赤嶺氏は、ブッシュ米大統領が発表した増派部隊約二万九千人のうち、政府が人道復興支援だという「地方復興チーム」は、わずか百二十九人であり、ほとんどが戦闘部隊だと指摘。さらに米軍は、ホームページ掲載の「航空作戦の概要」で、B1爆撃機やF16戦闘機による爆撃を含む航空作戦を、連日四十―五十回も展開している事実も示しました。
この追及に久間章生防衛相も「(増派部隊が)治安維持が主たる内容になっているのは間違いない」と認めました。
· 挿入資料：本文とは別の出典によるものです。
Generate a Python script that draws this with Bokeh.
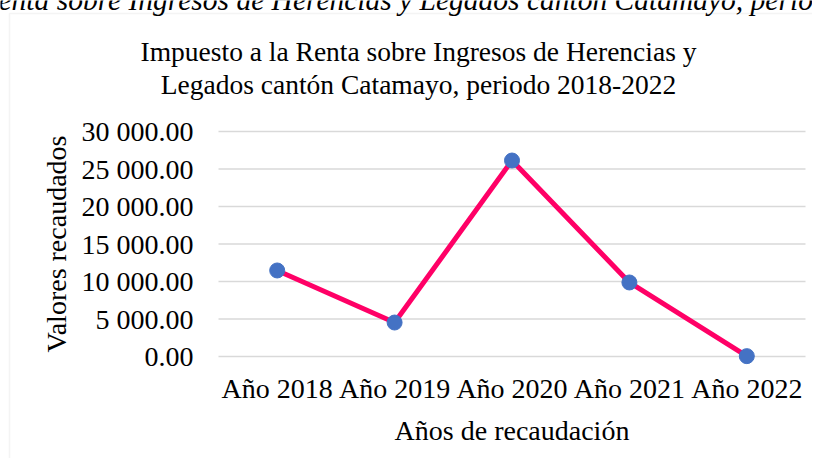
from bokeh.plotting import figure
from bokeh.models import Range1d, Label, BoxAnnotation, FixedTicker
from bokeh.embed import file_html
from bokeh.resources import INLINE

# ---- data ----
categories = ["Año 2018", "Año 2019", "Año 2020", "Año 2021", "Año 2022"]
values = [11470, 4530, 26130, 9870, 50]
y_ticks = [0, 5000, 10000, 15000, 20000, 25000, 30000]
y_tick_labels = ["0.00", "5 000.00", "10 000.00", "15 000.00", "20 000.00", "25 000.00", "30 000.00"]
title_lines = ["Impuesto a la Renta sobre Ingresos de Herencias y",
               "Legados cantón Catamayo, periodo 2018-2022"]
caption = "Impuesto a la Renta sobre Ingresos de Herencias y Legados cantón Catamayo, periodo 2018-2022"
x_title = "Años de recaudación"
y_title = "Valores recaudados"

# ---- layout (pixels inside the canvas) ----
W, H = 812, 458
PLOT_L, PLOT_R = 218, 805      # plotting area left/right
PLOT_T, PLOT_B = 131, 356      # y of top tick and of zero line
FONT = "Liberation Serif"
FS = "28px"
LBL_ADJ = 9.5                  # label baseline correction

x_idx = list(range(len(categories)))
cat_w = (PLOT_R - PLOT_L) / len(categories)
x_lo = -0.5 - PLOT_L / cat_w
x_hi = len(categories) - 0.5 + (W - PLOT_R) / cat_w
ppu = (PLOT_B - PLOT_T) / (y_ticks[-1] - y_ticks[0])   # px per unit
y_lo = -(H - PLOT_B) / ppu
y_hi = PLOT_B / ppu

p = figure(width=W, height=H,
           x_range=Range1d(x_lo, x_hi), y_range=Range1d(y_lo, y_hi),
           output_backend="svg", toolbar_location=None, min_border=0)
p.outline_line_color = None
p.background_fill_color = "white"
p.border_fill_color = "white"
p.xgrid.visible = False
p.ygrid.visible = False

# horizontal gridlines across the category area only
p.segment(x0=[-0.5] * len(y_ticks), x1=[len(categories) - 0.5] * len(y_ticks),
          y0=y_ticks, y1=y_ticks, line_color="#d9d9d9", line_width=1.4)

# axes
p.yaxis.ticker = FixedTicker(ticks=y_ticks)
p.yaxis.major_label_overrides = dict(zip(y_ticks, y_tick_labels))
p.yaxis.fixed_location = -0.5
p.yaxis.bounds = (y_ticks[0], y_ticks[-1])
p.xaxis.ticker = FixedTicker(ticks=x_idx)
p.xaxis.major_label_overrides = dict(zip(x_idx, categories))
p.xaxis.fixed_location = 0
p.xaxis.bounds = (-0.5, len(categories) - 0.5)
for ax in (p.xaxis, p.yaxis):
    ax.axis_line_color = None
    ax.major_tick_line_color = None
    ax.minor_tick_line_color = None
    ax.major_tick_out = 0
    ax.major_tick_in = 0
    ax.major_label_text_font = FONT
    ax.major_label_text_font_size = FS
    ax.major_label_text_color = "black"
    ax.axis_label_text_font = FONT
    ax.axis_label_text_font_size = FS
    ax.axis_label_text_font_style = "normal"
    ax.axis_label_text_color = "black"
p.yaxis.major_label_standoff = 25
p.yaxis.axis_label = y_title
p.yaxis.axis_label_standoff = 7
p.xaxis.major_label_standoff = 16
p.xaxis.axis_label = x_title
p.xaxis.axis_label_standoff = 8

# series
p.line(x=x_idx, y=values, line_color="#FF0066", line_width=5)
p.scatter(x=x_idx, y=values, size=15, fill_color="#4472C4", line_color="#4472C4")

# chart area border (runs past the right and bottom edges of the view)
p.add_layout(BoxAnnotation(left=9, right=W + 50, top=H - 13, bottom=-50,
                           left_units="screen", right_units="screen",
                           top_units="screen", bottom_units="screen",
                           fill_alpha=0, line_color="#d9d9d9", line_width=1.5))

# chart title (two lines)
for txt, base in zip(title_lines, [60.7, 93.3]):
    p.add_layout(Label(x=418, y=H - base + LBL_ADJ, x_units="screen", y_units="screen",
                       text=txt, text_font=FONT, text_font_size="27.5px",
                       text_color="black", text_align="center", text_baseline="alphabetic"))

# figure caption above the chart, cropped by the view
p.add_layout(Label(x=-188, y=H - 9 + LBL_ADJ, x_units="screen", y_units="screen", text=caption,
                   text_font=FONT, text_font_size="29.5px", text_font_style="italic",
                   text_color="black", text_align="left", text_baseline="alphabetic"))

open("out.html", "w").write(file_html(p, INLINE))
赤嶺氏は、開戦以降のイラク人死者数が、イラク保健省の発表でも約十五万人に達することもあげ、「イラクの復興に逆行する自衛隊の派兵は、ただちに中止すべきだ」と求めました。
泥沼イラク 打開簡単でない
米軍増派で麻生外相
日本政府が支持を表明したブッシュ米政権によるイラク増派方針について麻生太郎外相は、十四日の衆院イラク特別委員会で「(泥沼のイラク情勢を改善できる)見通しは、そんな簡単にはいかない」と答弁し、情勢打開の見通しもないまま、支持表明したことが明らかになりました。日本共産党の赤嶺政賢議員の追及への答弁。
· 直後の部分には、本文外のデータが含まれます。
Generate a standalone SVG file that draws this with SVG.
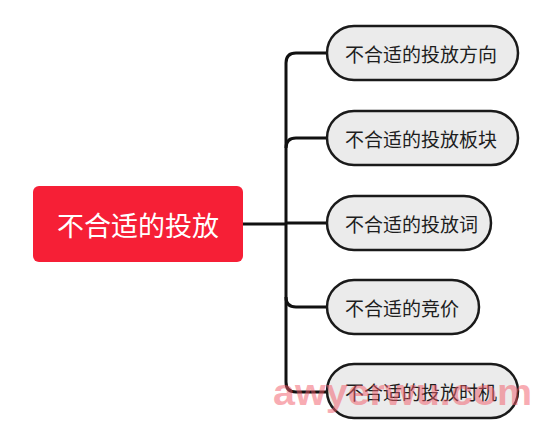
<svg xmlns="http://www.w3.org/2000/svg" width="551" height="427" viewBox="0 0 551 427">
<style>
.child rect{fill:#ebebeb;stroke:#1a1a1a;stroke-width:2.5}
.child text{font-family:"Noto Sans CJK SC","Noto Sans",sans-serif;font-size:19px;fill:#1e1e1e;dominant-baseline:central}
.conn path{fill:none;stroke:#111;stroke-width:3}
</style>
<rect width="551" height="427" fill="#ffffff"/>
<g class="conn" id="connectors">
<path d="M243,224 H285"/>
<path d="M327,53 H296 Q286,53 286,63 V382 Q286,392 296,392 H327"/>
<path d="M327,138 H296 Q286,138 286,148"/>
<path d="M286,223 H327"/>
<path d="M286,297 Q286,307 296,307 H327"/>
</g>
<g id="root">
<rect x="33" y="186" width="210" height="76" rx="6" fill="#f61f36"/>
<text x="138" y="224" text-anchor="middle" dominant-baseline="central" font-family="Noto Sans CJK SC,Noto Sans,sans-serif" font-size="27" fill="#ffffff">不合适的投放</text>
</g>
<g class="child" id="n1"><rect x="327" y="26" width="191" height="54" rx="27"/><text x="345" y="53">不合适的投放方向</text></g>
<g class="child" id="n2"><rect x="327" y="111" width="191" height="54" rx="27"/><text x="345" y="138">不合适的投放板块</text></g>
<g class="child" id="n3"><rect x="327" y="196" width="164" height="54" rx="27"/><text x="345" y="223">不合适的投放词</text></g>
<g class="child" id="n4"><rect x="327" y="280" width="152" height="54" rx="27"/><text x="345" y="307">不合适的竞价</text></g>
<g class="child" id="n5"><rect x="327" y="364" width="191" height="54" rx="27"/><text x="345" y="391">不合适的投放时机</text></g>
<text x="273" y="405" font-family="Liberation Sans,sans-serif" font-weight="bold" font-size="37" fill="#f25a68" fill-opacity="0.5" textLength="259" lengthAdjust="spacingAndGlyphs">awyerwu.com</text>
</svg>
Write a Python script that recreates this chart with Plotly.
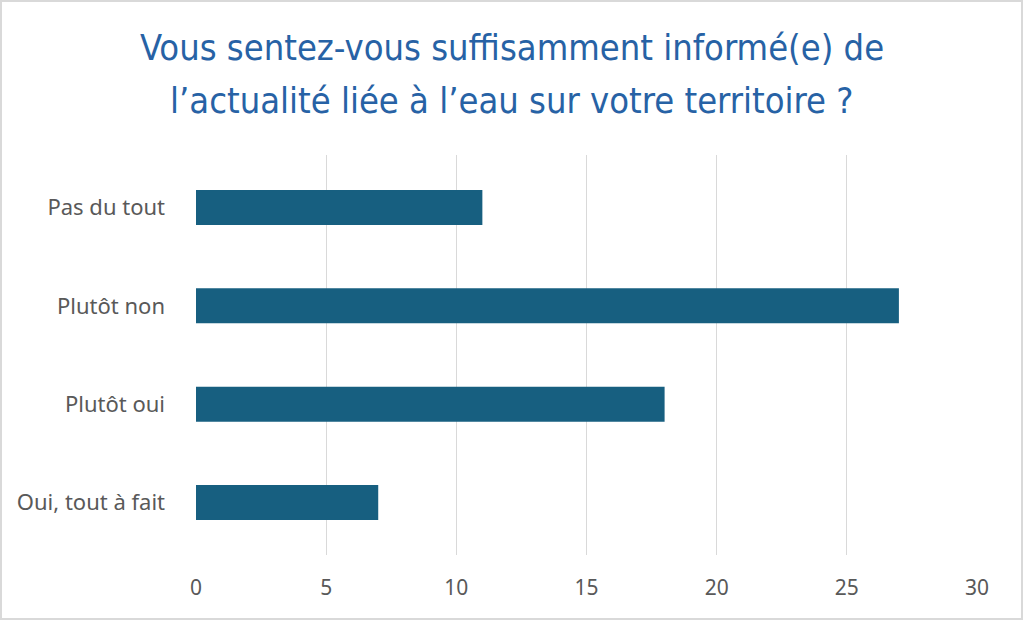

また麻生外相は「(増派によって)ただちに結果が得られるのか、判断できるものを持っていない」とも答弁しました。
ブッシュ米政権は今年一月、「イラク新政策」を発表し、米軍部隊二万人以上の増派によって、事態を軍事的に打開する方針を打ち出しました。このなかでブッシュ大統領は、これまでの失敗の原因として「イラクと米国の十分な兵力がなかった」ことを挙げ、増派方針を合理化しています。
赤嶺氏が「この認識に日本政府も同意するのか」とただしたのに対し、塩崎恭久官房長官は「それは米国の判断だ」と述べ、日本政府の立場を示せませんでした。